Памяти Леши Медведева
Амплуа «плохого русского» возникло довольно давно, еще при СССР, в годы холодной войны. И придумано было Голливудом. В скверных коммерческих фильмах появлялись карикатурные и стереотипные русские злодеи, носившие невозможные имена и фамилии, с наслаждением вредившие прогрессивному капиталистическо-демократическому миру. Сегодня мало кто вспомнит, к примеру, политрука Путина из «Охоты за „Красным Октябрем“» (1990).
Намеренно или нет, настоящий Путин вошел во вкус, играя кинематографического злодея из плохого голливудского кино. И уж точно эта роль нравится ястребам новейшего российского милитаризма, потрясающим ядерной дубиной (слава богу, пока лишь в качестве риторического приема) с телеэкранов. Ничего удивительного: bad guys нередко сексуальнее, чем good guys, играть злодеев актерам нравится больше. Достаточно массовая поддержка Путина по всему миру — включая Европу и Штаты, даже сейчас, через два года войны, — служит тому подтверждением.

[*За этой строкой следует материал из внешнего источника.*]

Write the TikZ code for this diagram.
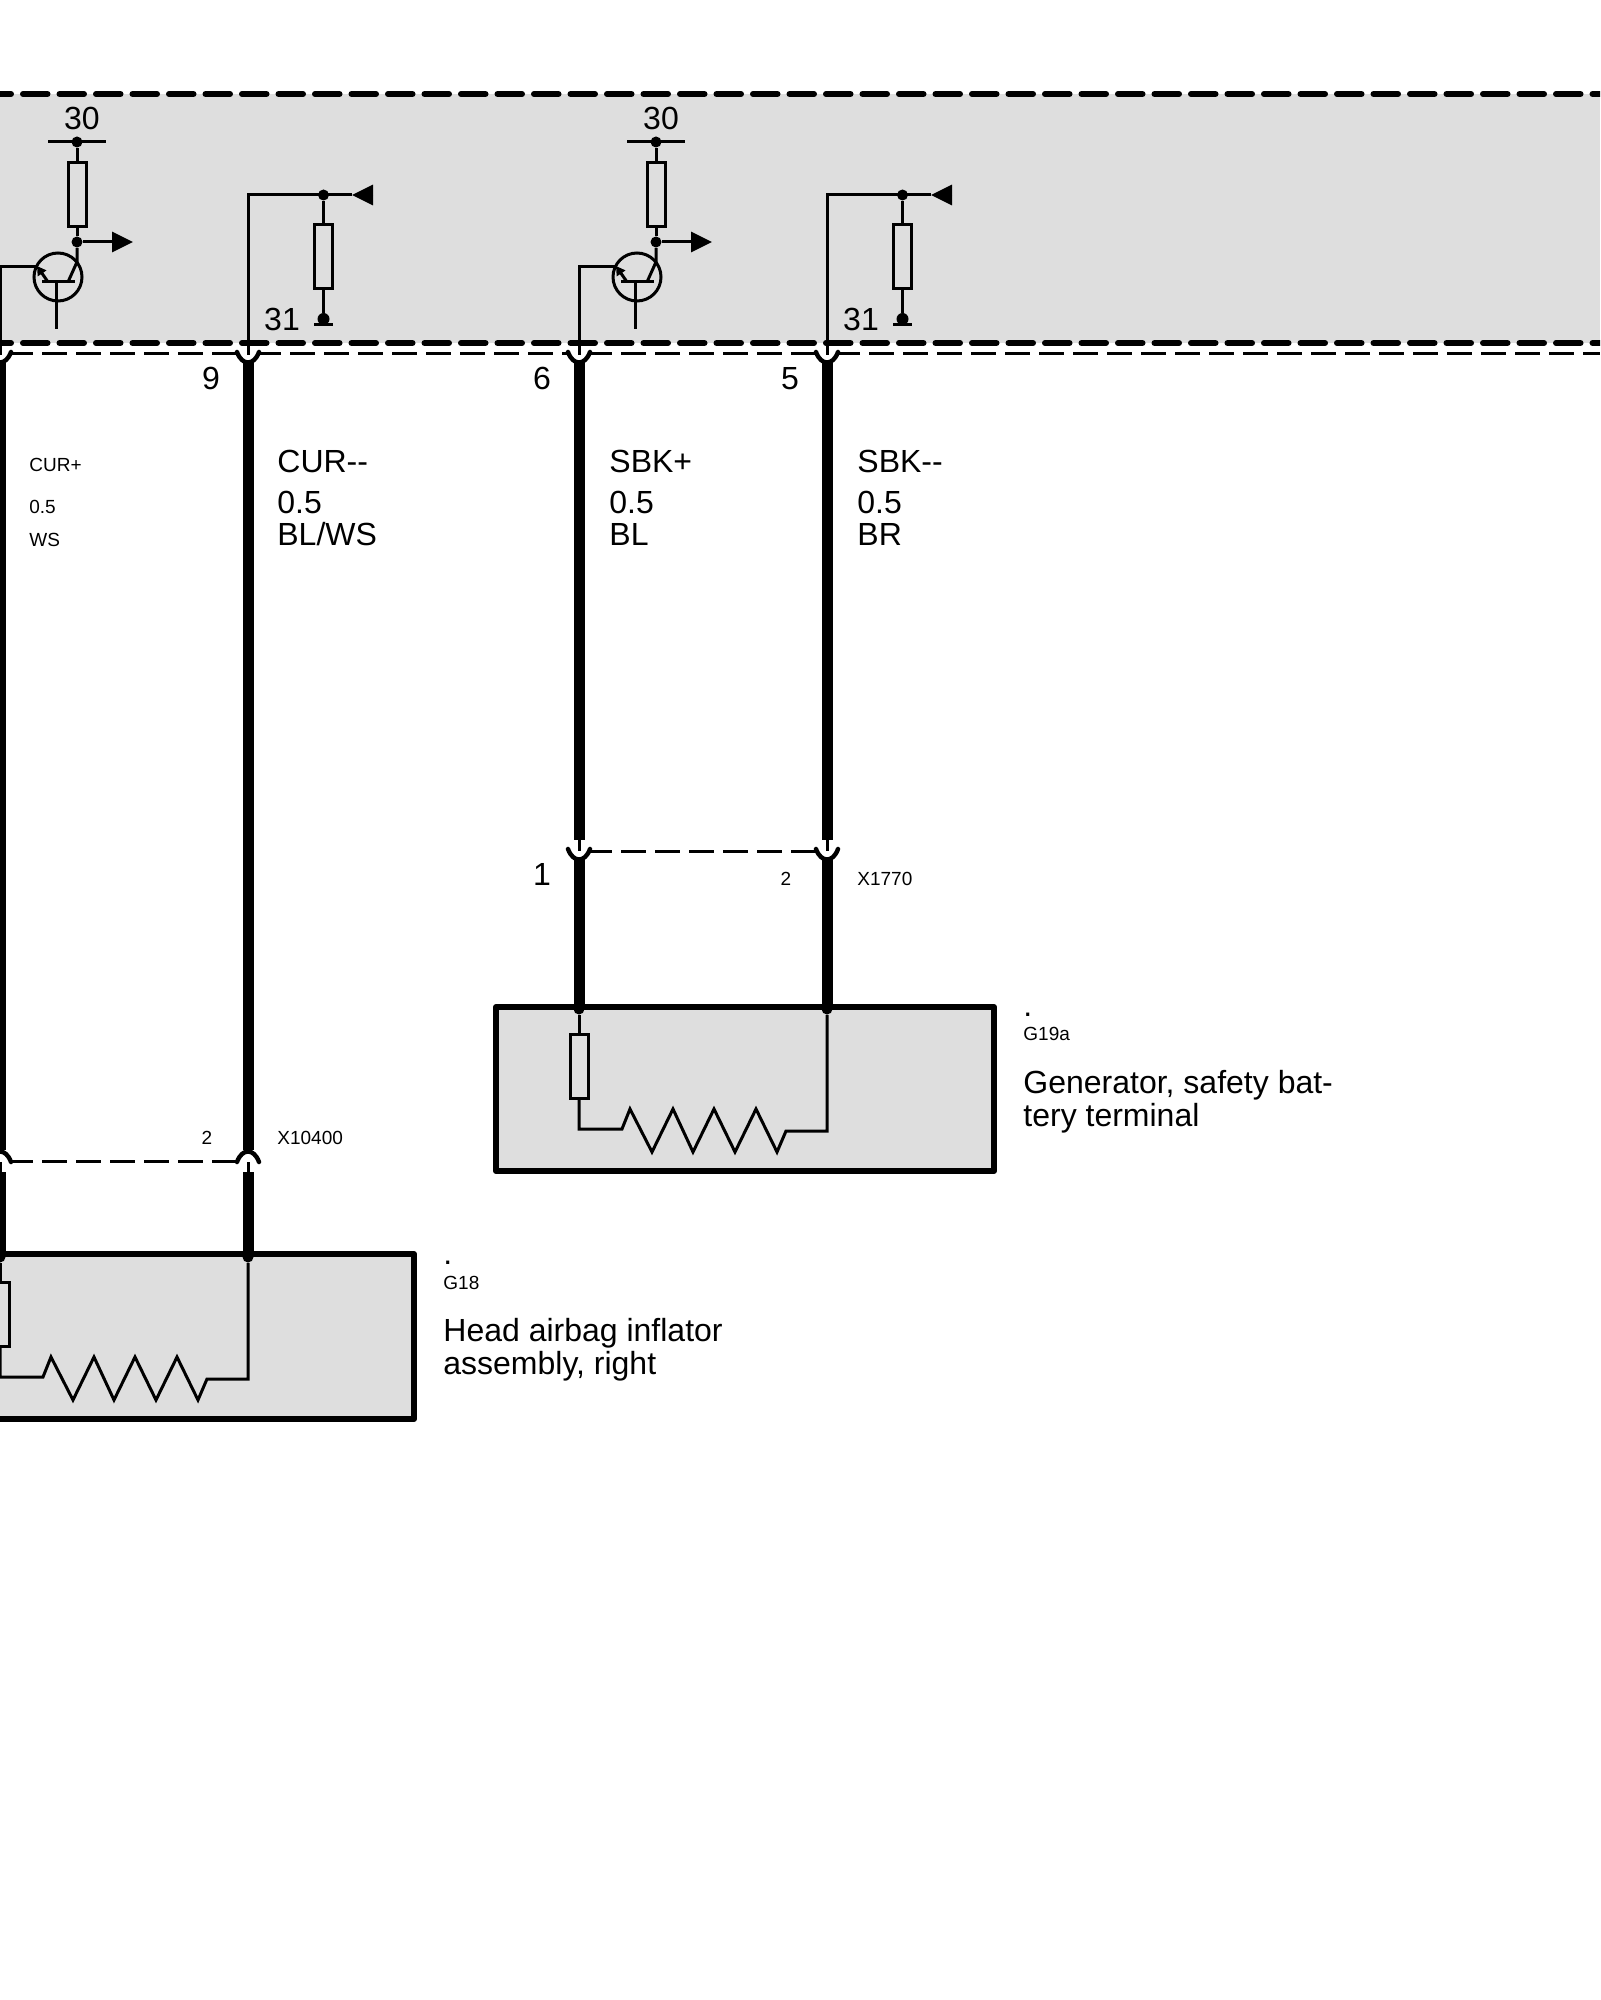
\documentclass[tikz,border=0pt]{standalone}
\usepackage{fontspec}
\setmainfont{Liberation Sans}
\usetikzlibrary{arrows.meta}
\definecolor{panelgray}{HTML}{DEDEDE}
\tikzset{
  wire/.style={line width=1.5pt,line join=miter},
  thickwire/.style={line width=5.5pt},
  pinarc/.style={line width=2.2pt,line cap=round},
  busline/.style={line width=3pt,line cap=round,dash pattern=on 12.25pt off 6pt,dash phase=6.75pt},
  plugline/.style={line width=1.5pt,dash pattern=on 12.5pt off 4.5pt,dash phase=2pt},
  devbox/.style={fill=panelgray,draw=black,line width=3pt,line join=round},
  res/.style={draw=black,fill=panelgray,line width=1.5pt,rectangle,inner sep=0pt,minimum width=9pt,minimum height=32pt},
  dot/.style={circle,fill=black,inner sep=0pt,minimum size=5.5pt},
  big/.style={font=\fontsize{16}{19}\selectfont,inner sep=0pt,anchor=base west},
  small/.style={font=\fontsize{9.5}{11}\selectfont,inner sep=0pt,anchor=base west},
  bignum/.style={font=\fontsize{16}{19}\selectfont,inner sep=0pt,anchor=base},
  smallnum/.style={font=\fontsize{9.5}{11}\selectfont,inner sep=0pt,anchor=base}
}
% transistor stage and pull-down, drawn twice
\newcommand{\ctrlstage}{
  \node[dot] (top) at (77,142) {};
  \node[res] (rup) at (77,195) {};
  \node[dot] (mid) at (77,242) {};
  \node[bignum] (plus) at (82,130) {30};
  \coordinate (barl) at (48,142);
  \coordinate (barr) at (106,142);
  \coordinate (outtip) at (133,242);
  \draw[wire] (barl) -- (barr);
  \draw[wire] (top) -- (rup);
  \draw[wire] (rup) -- (mid);
  \draw[wire,-{Triangle[length=10.5pt,width=10pt]}] (mid) -- (outtip);
  \node[circle,draw=black,line width=1.5pt,inner sep=0pt,minimum size=24pt] (trans) at (58,277) {};
  \coordinate (basel) at (42,282);
  \coordinate (baser) at (75,282);
  \coordinate (basem) at (56,282);
  \coordinate (baseo) at (56,329);
  \coordinate (coll) at (68,282);
  \coordinate (collk) at (77,262);
  \coordinate (emit) at (48,282);
  \coordinate (emtip) at (37,266);
  \coordinate (pinl) at (0,267);
  \coordinate (pinb) at (0,355);
  \draw[wire] (basel) -- (baser);
  \draw[wire] (basem) -- (baseo);
  \draw[wire] (coll) -- (collk) -- (mid);
  \draw[wire,-{Triangle[length=4.5pt,width=5pt]}] (emit) -- (emtip);
  \draw[wire] (pinb) -- (pinl) -- (36,267);
  \coordinate (wirb) at (248,355);
  \coordinate (wirk) at (248,195);
  \node[dot] (sense) at (323.5,195) {};
  \node[res] (rdown) at (323.5,257) {};
  \node[dot,minimum size=6pt] (gnd) at (323.5,319) {};
  \coordinate (gndl) at (314,325);
  \coordinate (gndr) at (333,325);
  \coordinate (intip) at (352,195);
  \coordinate (inend) at (373,195);
  \node[bignum] (minus) at (282,331) {31};
  \draw[wire] (wirb) -- (wirk) -- (intip);
  \draw[wire,-{Triangle[length=10.5pt,width=10pt]}] (inend) -- (intip);
  \draw[wire] (sense) -- (rdown);
  \draw[wire] (rdown) -- (gnd);
  \draw[wire] (gndl) -- (gndr);
}
% squib with its series resistor
\newcommand{\squib}{
  \coordinate (p) at (579,1007);
  \coordinate (q) at (827,1007);
  \node[dot] (pd) at (579,1009) {};
  \node[dot] (qd) at (827,1009) {};
  \node[res] (rs) at (579,1066) {};
  \coordinate (a) at (579,1129);
  \draw[wire] (pd) -- (rs);
  \draw[wire] (rs) -- (a) -- (622,1129) -- (630,1109) -- (652,1152) -- (673,1109) -- (693,1152)
    -- (714,1109) -- (735,1152) -- (756,1109) -- (777,1152) -- (786,1131) -- (827,1131) -- (qd);
}
\begin{document}
\begin{tikzpicture}[x=0.5pt,y=-0.5pt]
\useasboundingbox (0,0) rectangle (1600,2000);
\clip (0,0) rectangle (1600,2000);

\fill[panelgray] (0,94) rectangle (1600,343);
\coordinate (btl) at (0,94);
\coordinate (btr) at (1600,94);
\coordinate (bbl) at (0,343);
\coordinate (bbr) at (1600,343);

\begin{scope}[name prefix=a-]
\ctrlstage
\end{scope}
\begin{scope}[shift={(579,0)},name prefix=b-]
\ctrlstage
\end{scope}

\draw[busline] (btl) -- (btr);
\draw[busline] (bbl) -- (bbr);

% upper plug
\coordinate (u0) at (12,354);
\coordinate (u1) at (237,354);
\coordinate (u2) at (260,354);
\coordinate (u3) at (568,354);
\coordinate (u4) at (591,354);
\coordinate (u5) at (816,354);
\coordinate (u6) at (839,354);
\coordinate (u7) at (1600,354);
\draw[plugline] (u0) -- (u1);
\draw[plugline] (u2) -- (u3);
\draw[plugline] (u4) -- (u5);
\draw[plugline] (u6) -- (u7);
\foreach \n/\x in {a/0,b/248,c/579,d/827}{
  \coordinate (\n l) at (\x-11,352);
  \coordinate (\n r) at (\x+11,352);
  \coordinate (\n t) at (\x,362);
  \draw[pinarc] (\n l) .. controls +(5,14) and +(-5,14) .. (\n r);
}

% wires to the head airbag
\coordinate (ae) at (0,1150);
\coordinate (be) at (248,1150);
\draw[thickwire] (at) -- (ae);
\draw[thickwire] (bt) -- (be);
\coordinate (ce) at (579,840);
\coordinate (de) at (827,840);
\draw[thickwire] (ct) -- (ce);
\draw[thickwire] (dt) -- (de);

% lower plug X1770
\coordinate (cs) at (579,851);
\coordinate (ds) at (827,851);
\draw[wire] (ce) -- (cs);
\draw[wire] (de) -- (ds);
\coordinate (x0) at (591,851);
\coordinate (x1) at (817,851);
\draw[plugline] (x0) -- (x1);
\foreach \n/\x in {c/579,d/827}{
  \coordinate (\n ll) at (\x-11,849);
  \coordinate (\n rr) at (\x+11,849);
  \coordinate (\n k) at (\x,860);
  \coordinate (\n o) at (\x,1007);
  \draw[pinarc] (\n ll) .. controls +(5,14) and +(-5,14) .. (\n rr);
}

% lower plug X10400
\coordinate (as) at (0,1172);
\coordinate (bs) at (248,1172);
\coordinate (am) at (0,1162);
\coordinate (bm) at (248,1162);
\draw[wire] (am) -- (as);
\draw[wire] (bm) -- (bs);
\coordinate (y0) at (12,1161);
\coordinate (y1) at (237,1161);
\draw[plugline] (y0) -- (y1);
\foreach \n/\x in {a/0,b/248}{
  \coordinate (\n lll) at (\x-11,1162);
  \coordinate (\n rrr) at (\x+11,1162);
  \coordinate (\n o) at (\x,1254);
  \draw[pinarc] (\n lll) .. controls +(5,-14) and +(-5,-14) .. (\n rrr);
}

% devices
\draw[devbox] (496,1007) rectangle (994,1171);
\draw[devbox] (-100,1254) rectangle (414,1419);
\begin{scope}[name prefix=g-]
\squib
\end{scope}
\begin{scope}[shift={(-579,248)},name prefix=h-]
\squib
\end{scope}

\draw[thickwire] (ck) -- (co);
\draw[thickwire] (dk) -- (do);
\draw[thickwire] (as) -- (ao);
\draw[thickwire] (bs) -- (bo);

% texts
\node[small] (curp) at (29,472) {CUR+};
\node[small] (curps) at (29,513) {0.5};
\node[small] (curpc) at (29,546) {WS};
\node[big] (curm) at (277,473) {CUR-{}-};
\node[big] (curms) at (277,513) {0.5};
\node[big] (curmc) at (277,545) {BL/WS};
\node[big] (sbkp) at (609,473) {SBK+};
\node[big] (sbkps) at (609,513) {0.5};
\node[big] (sbkpc) at (609,545) {BL};
\node[big] (sbkm) at (857,473) {SBK-{}-};
\node[big] (sbkms) at (857,513) {0.5};
\node[big] (sbkmc) at (857,545) {BR};
\node[bignum] (pin9) at (211,390) {9};
\node[bignum] (pin6) at (542,390) {6};
\node[bignum] (pin5) at (790,390) {5};
\node[bignum] (pin1) at (542,885) {1};
\node[smallnum] (pin2) at (786,885) {2};
\node[small] (x1770) at (857,885) {X1770};
\node[smallnum] (pin2b) at (207,1144) {2};
\node[small] (x10400) at (277,1144) {X10400};
\node[big] (dota) at (1023,1016) {.};
\node[small] (g19a) at (1023,1040) {G19a};
\node[big] (gena) at (1023,1093) {Generator, safety bat-};
\node[big] (genb) at (1023,1126) {tery terminal};
\node[big] (dotb) at (443,1264) {.};
\node[small] (g18) at (443,1289) {G18};
\node[big] (heada) at (443,1341) {Head airbag inflator};
\node[big] (headb) at (443,1374) {assembly, right};
\end{tikzpicture}
\end{document}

С одной стороны, кино не может повлиять ни на какие события. Остановить войну не в его силах, даже если лучшие режиссеры и продюсеры мира вдруг одновременно снимут и выпустят сильнейшие пацифистские драмы. С другой — Путин не раз говорил, что в КГБ пошел под влиянием советского шпионского сериала «Щит и меч». Недавно, отмечая юбилей другого многосерийного советского фильма о разведчиках «Семнадцать мгновений весны» Татьяны Лиозновой (тонкого и умного), я задумался над тем, зашла бы нынешняя РФ в трагический тупик, если бы на роль благородного резидента-молчуна был выбран актер с меньшей харизмой, чем Вячеслав Тихонов? Ответственен ли Штирлиц, ролевая модель миллионов, за Путина? Вопросы, вопросы…
Дискутировать об отличиях «плохих» россиян от «хороших» столь же бесплодно, как в принципе о плохих и хороших людях. Каждый, втайне или открыто, считает хорошим себя, а плохими — других. Однако моральный релятивизм военных времен и потребность в обсуждении этических вопросов наравне с политическими или экономическими позволяют без иронии говорить о добре и зле.
Возвращаясь к названию книги: оно не о том, что «все русские плохие» (я и сам россиянин, кто же еще?), а о том, как из игры в кинематографические штампы, невинной или расчетливой, рождалось подлинное, не закавыченное зло.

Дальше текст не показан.